“"I didn’t know summers in Santa Fe were this hot,” Miler Lagos says, five weeks into his stint here. For the last month or so he’s been a shut-in at SITE Santa Fe, where he’s punched 12-hour days getting his “The Great Tree” ready for SITElines, the cultural institution’s re-imagined biennial.
Standing at 14-feet high, the tree is composed of press overrun issues of SFR, the Santa Fe New Mexican and other local publications.
“We started with four tons and once I started sculpting, I’d say about three tons remained,” he says.
The monumental piece is a take on the sacred Ceiba tree found across Maya lands.
“Indigenous peoples respect this type of tree because they think that it’s a special tree, a mystic tree,” he says. The idea behind the work, Lagos points out, is to present “an ancestral tree.” One that “contains information on its inside, like the tree of knowledge.”
He continues, “Several cultures have upheld trees as information containers—and they literally are—because in their rings, it is possible to read in every moment of the tree’s life, what was happening in its surroundings.”
Unsettled Landscapes, which the life-size trunk is a part of, is encompassed in the bigger SITElines: New Perspectives on Art of the Americas, a six-year project that aims to showcase artists across the Western Hemisphere in thought-provoking ways.

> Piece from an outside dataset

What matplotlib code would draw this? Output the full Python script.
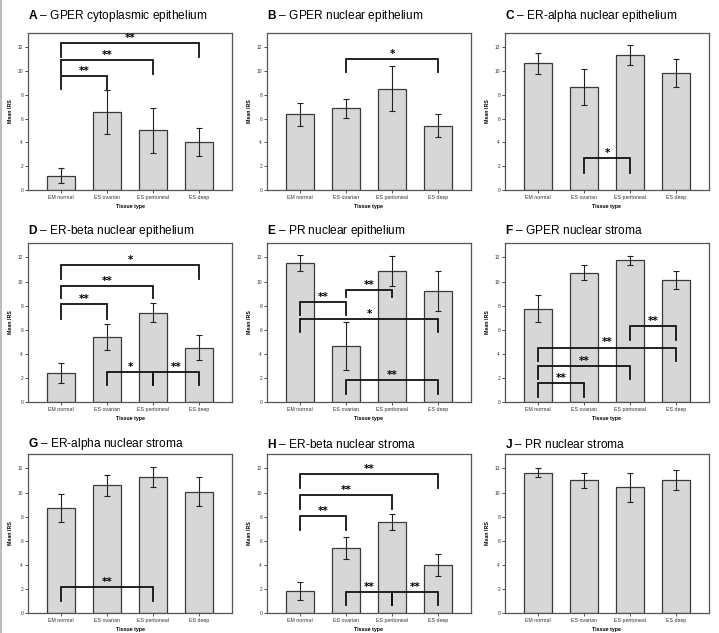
import matplotlib
matplotlib.use("Agg")
import matplotlib.pyplot as plt
from matplotlib.lines import Line2D

plt.rcParams["font.family"] = ["Liberation Sans", "DejaVu Sans"]
plt.rcParams["mathtext.fontset"] = "custom"
plt.rcParams["mathtext.rm"] = "Liberation Sans"
plt.rcParams["mathtext.bf"] = "Liberation Sans:bold"

categories = ["EM normal", "ES ovarian", "ES peritoneal", "ES deep"]
yticks = [0, 2, 4, 6, 8, 10, 12]

titles = ["A", "B", "C", "D", "E", "F", "G", "H", "J"]
subtitles = ["GPER cytoplasmic epithelium", "GPER nuclear epithelium",
             "ER-alpha nuclear epithelium", "ER-beta nuclear epithelium",
             "PR nuclear epithelium", "GPER nuclear stroma",
             "ER-alpha nuclear stroma", "ER-beta nuclear stroma",
             "PR nuclear stroma"]

means_A = [1.2, 6.55, 5.02, 4.05]
errs_A = [0.65, 1.88, 1.87, 1.17]
means_B = [6.37, 6.86, 8.53, 5.41]
errs_B = [0.97, 0.83, 1.87, 0.98]
means_C = [10.65, 8.64, 11.36, 9.86]
errs_C = [0.9, 1.5, 0.83, 1.17]
means_D = [2.44, 5.39, 7.42, 4.52]
errs_D = [0.83, 1.1, 0.8, 1.04]
means_E = [11.53, 4.63, 10.88, 9.24]
errs_E = [0.64, 1.98, 1.26, 1.66]
means_F = [7.74, 10.73, 11.75, 10.14]
errs_F = [1.12, 0.62, 0.38, 0.74]
means_G = [8.72, 10.59, 11.27, 10.08]
errs_G = [1.17, 0.89, 0.83, 1.18]
means_H = [1.81, 5.4, 7.54, 3.98]
errs_H = [0.75, 0.93, 0.67, 0.9]
means_J = [11.66, 11.01, 10.42, 11.04]
errs_J = [0.37, 0.6, 1.23, 0.85]

# significance brackets: (group i, group j, bar height, left leg end, right leg end, label)
sig_A = [(0, 1, 9.58, 8.48, 8.48, "**"), (0, 2, 10.9, 9.78, 9.78, "**"),
         (0, 3, 12.4, 11.2, 11.2, "**")]
sig_B = [(1, 3, 11.02, 9.94, 9.94, "*")]
sig_C = [(1, 2, 2.66, 1.47, 1.47, "*")]
sig_D = [(0, 1, 8.15, 6.88, 6.88, "**"), (0, 2, 9.63, 8.62, 8.62, "**"),
         (0, 3, 11.38, 10.25, 10.25, "*"), (1, 2, 2.47, 1.4, 1.4, "*"),
         (2, 3, 2.47, 1.4, 1.4, "**")]
sig_E = [(0, 1, 8.33, 7.2, 7.2, "**"), (1, 2, 9.32, 8.7, 8.7, "**"),
         (0, 3, 6.92, 5.79, 5.79, "*"), (1, 3, 1.84, 0.7, 0.7, "**")]
sig_F = [(0, 1, 1.58, 0.45, 0.45, "**"), (0, 2, 3.02, 1.92, 1.92, "**"),
         (0, 3, 4.52, 3.39, 3.39, "**"), (2, 3, 6.27, 5.17, 5.17, "**")]
sig_G = [(0, 2, 2.15, 0.99, 0.99, "**")]
sig_H = [(0, 1, 8.05, 6.92, 6.92, "**"), (0, 2, 9.8, 8.67, 8.67, "**"),
         (0, 3, 11.5, 10.37, 10.37, "**"), (1, 2, 1.75, 0.7, 0.7, "**"),
         (2, 3, 1.75, 0.7, 0.7, "**")]
sig_J = []

means_all = [means_A, means_B, means_C, means_D, means_E, means_F, means_G, means_H, means_J]
errs_all = [errs_A, errs_B, errs_C, errs_D, errs_E, errs_F, errs_G, errs_H, errs_J]
sig_all = [sig_A, sig_B, sig_C, sig_D, sig_E, sig_F, sig_G, sig_H, sig_J]

W, H = 719, 633
fig = plt.figure(figsize=(W / 100, H / 100), dpi=100)
fig.patch.set_facecolor("white")

col_x = [(28, 232), (267, 471), (505, 709)]
row_y = [(33, 190), (243, 402), (454, 613)]
title_gap = [17, 12, 10]

for k in range(9):
    r, c = divmod(k, 3)
    x0, x1 = col_x[c]
    y0, y1 = row_y[r]
    ax = fig.add_axes([x0 / W, 1 - y1 / H, (x1 - x0) / W, (y1 - y0) / H])
    xs = list(range(len(categories)))
    ax.bar(xs, means_all[k], width=0.6, color="#d7d7d7", edgecolor="#3a3a3a",
           linewidth=0.9, zorder=2)
    ax.errorbar(xs, means_all[k], yerr=errs_all[k], fmt="none", ecolor="#222222",
                elinewidth=0.8, capsize=2.2, capthick=0.8, zorder=3)
    for (i, j, yb, yl, yr, lab) in sig_all[k]:
        ax.plot([i, i, j, j], [yl, yb, yb, yr], color="#111111", lw=1.3,
                solid_joinstyle="miter", zorder=4)
        ax.text((i + j) / 2, yb + 0.42, lab, ha="center", va="center",
                fontsize=7.5, fontweight="bold", family="DejaVu Sans", zorder=5)
    ax.set_xlim(-0.715, 3.71)
    ax.set_ylim(0, 13.2)
    ax.set_yticks(yticks)
    ax.set_yticklabels([str(v) for v in yticks], fontsize=3.5)
    ax.set_xticks(xs)
    ax.set_xticklabels(categories, fontsize=3.8)
    ax.tick_params(axis="both", length=2, width=0.6, pad=1.5, colors="#333333")
    for s in ax.spines.values():
        s.set_color("#555555")
        s.set_linewidth(0.9)
    ax.set_ylabel("Mean IRS", fontsize=3.8, fontweight="bold", labelpad=3)
    ax.set_xlabel("Tissue type", fontsize=3.8, fontweight="bold", labelpad=3)
    fig.text(x0 / W, 1 - (y0 - title_gap[r]) / H,
             r"$\mathbf{" + titles[k] + "}$ \u2013 " + subtitles[k],
             fontsize=8.6, ha="left", va="center")

fig.add_artist(Line2D([1 / W, 1 / W], [0, 1], color="#bdbdbd", lw=1.5))
fig.savefig("out.png", dpi=100)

Getting up close to the piece, the different colors of the newsprint begin to unfold. “The process started by opening up the paper up so we could use the entire signature,” the Bogotá-based artist says, “that took 15 people three weeks to complete.”
"[It] contains information on its inside, like the tree of knowledge."
Tree rings are substituted by layers of regional information “from a very short period of time, really. Two weeks.”
Once bundled, the sections were piled in 4-inch stacks that were then attached to a center metal tube.
A burned-out sculptural process forces black and browns onto the delicate pinks and grays and gives the tree an almost lifelike impression.
“It’s a result of friction,” Lagos says of the look. “We burn the paper—and it smells like burning wood—before taking on that color.”
The process, he says, brings his material full circle.
“The essence of wood is within the paper,” he finalizes.